Your task is to reproduce, verbatim and without pictures, the lines from the opening of the listing through the line containing "const chart = echarts.init(document.getElementById('c'));".
## BEGIN
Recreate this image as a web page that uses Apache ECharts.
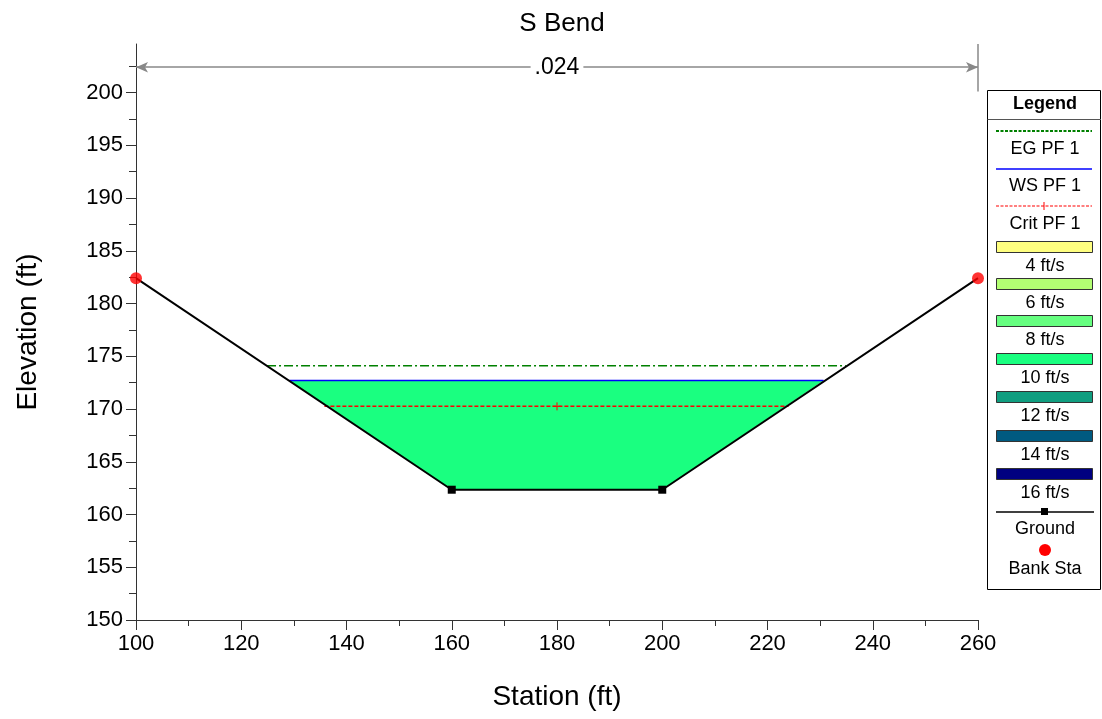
<!DOCTYPE html>
<html><head><meta charset="utf-8">
<script src="https://cdn.jsdelivr.net/npm/echarts@6/dist/echarts.min.js"></script>
<style>html,body{margin:0;padding:0;background:#fff}#c{width:1102px;height:719px}</style>
</head><body><div id="c"></div>
<script>
// ---- data ----
const groundStations = [100, 160, 200, 260];
const groundElev = [182.4, 162.35, 162.35, 182.4];
const groundMarked = [false, true, true, false];
const bankStations = [100, 260];
const bankElev = [182.4, 182.4];
const egStations = [124.9, 234.9];
const egElev = 174.1;
const wsStations = [129.15, 230.65];
const wsElev = 172.7;
const critStations = [135.8, 180, 224.0];
const critElev = 170.25;
const nValueLabel = '.024';
const nValueStations = [100, 260];
const nValueElev = 202.4;
const nValueTick = [200.1, 204.6];
const waterPolyStations = [129.15, 160, 200, 230.65];
const waterPolyElev = [172.7, 162.35, 162.35, 172.7];
const xTicks = { min: 100, max: 260, interval: 20 };
const yTicks = { min: 150, max: 204.6, interval: 5 };
const yTickValues = [150, 155, 160, 165, 170, 175, 180, 185, 190, 195, 200];
const legendLines = ['EG PF 1', 'WS PF 1', 'Crit PF 1'];
const velocityLabels = ['4 ft/s', '6 ft/s', '8 ft/s', '10 ft/s', '12 ft/s', '14 ft/s', '16 ft/s'];
const velocityColors = ['#FFFF80', '#B3FF73', '#66FF80', '#1AFF80', '#109E80', '#005A80', '#000080'];

const font = '"Liberation Sans", Arial, sans-serif';
const chart = echarts.init(document.getElementById('c'));

// ---- legend graphics ----
const LX = 996, LW = 96;
const g = [];
g.push({type:'rect', shape:{x:987.5,y:90.5,width:113,height:499}, style:{fill:'#fff',stroke:'#000',lineWidth:1}, z:100});
g.push({type:'line', shape:{x1:987.5,y1:119.5,x2:1101,y2:119.5}, style:{stroke:'#555',lineWidth:1}, z:101});
g.push({type:'text', x:1045, y:104, style:{text:'Legend', font:'bold 18px '+font, fill:'#000', align:'center', verticalAlign:'middle'}, z:101});
const lineStyles = [
  {stroke:'#008000', lineDash:[3,1.5], lineWidth:2, y:131},
  {stroke:'#0000FF', lineDash:null, lineWidth:1.5, y:169},
  {stroke:'#FF0000', lineDash:[3,1.5], lineWidth:1.2, y:206}
];
const lineLabelY = [149, 186, 224];
legendLines.forEach((t,i)=>{
  const s = lineStyles[i];
  g.push({type:'line', shape:{x1:LX,y1:s.y,x2:LX+LW,y2:s.y}, style:{stroke:s.stroke,lineWidth:s.lineWidth,lineDash:s.lineDash}, z:101});
  g.push({type:'text', x:1045, y:lineLabelY[i], style:{text:t, font:'18px '+font, fill:'#000', align:'center', verticalAlign:'middle'}, z:101});
});
g.push({type:'line', shape:{x1:1044,y1:202,x2:1044,y2:210}, style:{stroke:'#FF0000',lineWidth:1}, z:101});
const rectY = [241, 278, 315, 353, 391, 430, 468];
velocityLabels.forEach((t,i)=>{
  g.push({type:'rect', shape:{x:LX+0.5,y:rectY[i]+0.5,width:LW,height:11}, style:{fill:velocityColors[i],stroke:'#333',lineWidth:1}, z:101});
  g.push({type:'text', x:1045, y:rectY[i]+25, style:{text:t, font:'18px '+font, fill:'#000', align:'center', verticalAlign:'middle'}, z:101});
});
g.push({type:'line', shape:{x1:LX,y1:512,x2:LX+LW+2,y2:512}, style:{stroke:'#000',lineWidth:1.5}, z:101});
g.push({type:'rect', shape:{x:1041,y:508,width:7,height:7}, style:{fill:'#000'}, z:101});
g.push({type:'text', x:1045, y:529, style:{text:'Ground', font:'18px '+font, fill:'#000', align:'center', verticalAlign:'middle'}, z:101});
g.push({type:'circle', shape:{cx:1045,cy:550,r:6}, style:{fill:'#FF0000'}, z:101});
g.push({type:'text', x:1045, y:569, style:{text:'Bank Sta', font:'18px '+font, fill:'#000', align:'center', verticalAlign:'middle'}, z:101});

const option = {
  animation:false,
  backgroundColor:'#fff',
  title:{text:'S Bend', left:557, top:6, textAlign:'center', textStyle:{fontFamily:font, fontSize:26, fontWeight:'normal', color:'#000'}},
  grid:{left:136, right:124, top:44, bottom:99, containLabel:false},
  xAxis:{type:'value', min:xTicks.min, max:xTicks.max, interval:xTicks.interval,
    name:'Station (ft)', nameLocation:'middle', nameGap:63,
    nameTextStyle:{fontFamily:font, fontSize:28, color:'#000'},
    axisLine:{onZero:false, lineStyle:{color:'#333', width:1}},
    axisTick:{show:true, inside:false, length:10, lineStyle:{color:'#333'}},
    minorTick:{show:true, splitNumber:2, length:6, lineStyle:{color:'#333'}},
    axisLabel:{inside:false, fontFamily:font, fontSize:22, color:'#000', margin:13},
    splitLine:{show:false}},
  yAxis:{type:'value', min:yTicks.min, max:yTicks.max, interval:yTicks.interval,
    name:'Elevation (ft)', nameLocation:'middle', nameGap:94,
    nameTextStyle:{fontFamily:font, fontSize:28, color:'#000'},
    axisLine:{show:true, onZero:false, lineStyle:{color:'#333', width:1}},
    axisTick:{show:true, inside:false, length:10, customValues:yTickValues, lineStyle:{color:'#333'}},
    minorTick:{show:true, splitNumber:2, length:7, lineStyle:{color:'#333'}},
    axisLabel:{inside:false, fontFamily:font, fontSize:22, color:'#000', margin:13, showMaxLabel:false},
    splitLine:{show:false}},
  graphic:g,
  series:[
    {type:'custom', name:'water', z:1, silent:true,
      renderItem:function(params, api){
        const pts = waterPolyStations.map((s,i)=>api.coord([s, waterPolyElev[i]]));
        return {type:'polygon', shape:{points:pts}, style:{fill:velocityColors[3], stroke:null}};
      },
      data:[[0,0]]},
    {type:'line', name:'EG PF 1', z:3, showSymbol:false, data:egStations.map(s=>[s,egElev]),
      lineStyle:{color:'#008000', width:1.5, type:[9,3,2,3]}},
    {type:'line', name:'WS PF 1', z:3, showSymbol:false, data:wsStations.map(s=>[s,wsElev]),
      lineStyle:{color:'#0000FF', width:1.5}},
    {type:'line', name:'Crit PF 1', z:3, data:critStations.map(s=>[s,critElev]),
      symbol:function(v,p){return p.dataIndex===1?'path://M5,0 L5,10 M0,5 L10,5':'none';}, symbolSize:8,
      itemStyle:{color:'#FF0000', borderColor:'#FF0000', borderWidth:1},
      lineStyle:{color:'#FF0000', width:1.5, type:[4,2]}},
    {type:'line', name:'Ground', z:4, data:groundStations.map((s,i)=>[s,groundElev[i]]),
      symbol:function(v,p){return groundMarked[p.dataIndex]?'rect':'none';}, symbolSize:8,
      itemStyle:{color:'#000'}, lineStyle:{color:'#000', width:2}},
    {type:'scatter', name:'Bank Sta', z:5, data:bankStations.map((s,i)=>[s,bankElev[i]]),
      symbol:'circle', symbolSize:12, itemStyle:{color:'#FF0000'}},
    {type:'line', name:'n-value', z:2, data:[], silent:true,
      markLine:{silent:true, symbol:['arrow','arrow'], symbolSize:[8,12], animation:false,
        lineStyle:{color:'#888', width:1.5, type:'solid'},
        label:{show:true, position:'insideMiddle', formatter:nValueLabel, fontFamily:font, fontSize:23, color:'#000', backgroundColor:'#fff', padding:[0,4]},
        data:[[{coord:[nValueStations[0], nValueElev]},{coord:[nValueStations[1], nValueElev]}]]}},
    {type:'line', name:'n-tick', z:2, data:[], silent:true,
      markLine:{silent:true, symbol:['none','none'], animation:false,
        lineStyle:{color:'#888', width:1.5, type:'solid'}, label:{show:false},
        data:[[{coord:[nValueStations[1], nValueTick[0]]},{coord:[nValueStations[1], nValueTick[1]]}]]}}
  ]
};
chart.setOption(option);
</script></body></html>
## END
● FINAL RESULT
Recreate this image as a web page that uses Apache ECharts.
<!DOCTYPE html>
<html><head><meta charset="utf-8">
<script src="https://cdn.jsdelivr.net/npm/echarts@6/dist/echarts.min.js"></script>
<style>html,body{margin:0;padding:0;background:#fff}#c{width:1102px;height:719px}</style>
</head><body><div id="c"></div>
<script>
// ---- data ----
const groundStations = [100, 160, 200, 260];
const groundElev = [182.4, 162.35, 162.35, 182.4];
const groundMarked = [false, true, true, false];
const bankStations = [100, 260];
const bankElev = [182.4, 182.4];
const egStations = [124.9, 234.9];
const egElev = 174.1;
const wsStations = [129.15, 230.65];
const wsElev = 172.7;
const critStations = [135.8, 180, 224.0];
const critElev = 170.25;
const nValueLabel = '.024';
const nValueStations = [100, 260];
const nValueElev = 202.4;
const nValueTick = [200.1, 204.6];
const waterPolyStations = [129.15, 160, 200, 230.65];
const waterPolyElev = [172.7, 162.35, 162.35, 172.7];
const xTicks = { min: 100, max: 260, interval: 20 };
const yTicks = { min: 150, max: 204.6, interval: 5 };
const yTickValues = [150, 155, 160, 165, 170, 175, 180, 185, 190, 195, 200];
const legendLines = ['EG PF 1', 'WS PF 1', 'Crit PF 1'];
const velocityLabels = ['4 ft/s', '6 ft/s', '8 ft/s', '10 ft/s', '12 ft/s', '14 ft/s', '16 ft/s'];
const velocityColors = ['#FFFF80', '#B3FF73', '#66FF80', '#1AFF80', '#109E80', '#005A80', '#000080'];

const font = '"Liberation Sans", Arial, sans-serif';
const chart = echarts.init(document.getElementById('c'));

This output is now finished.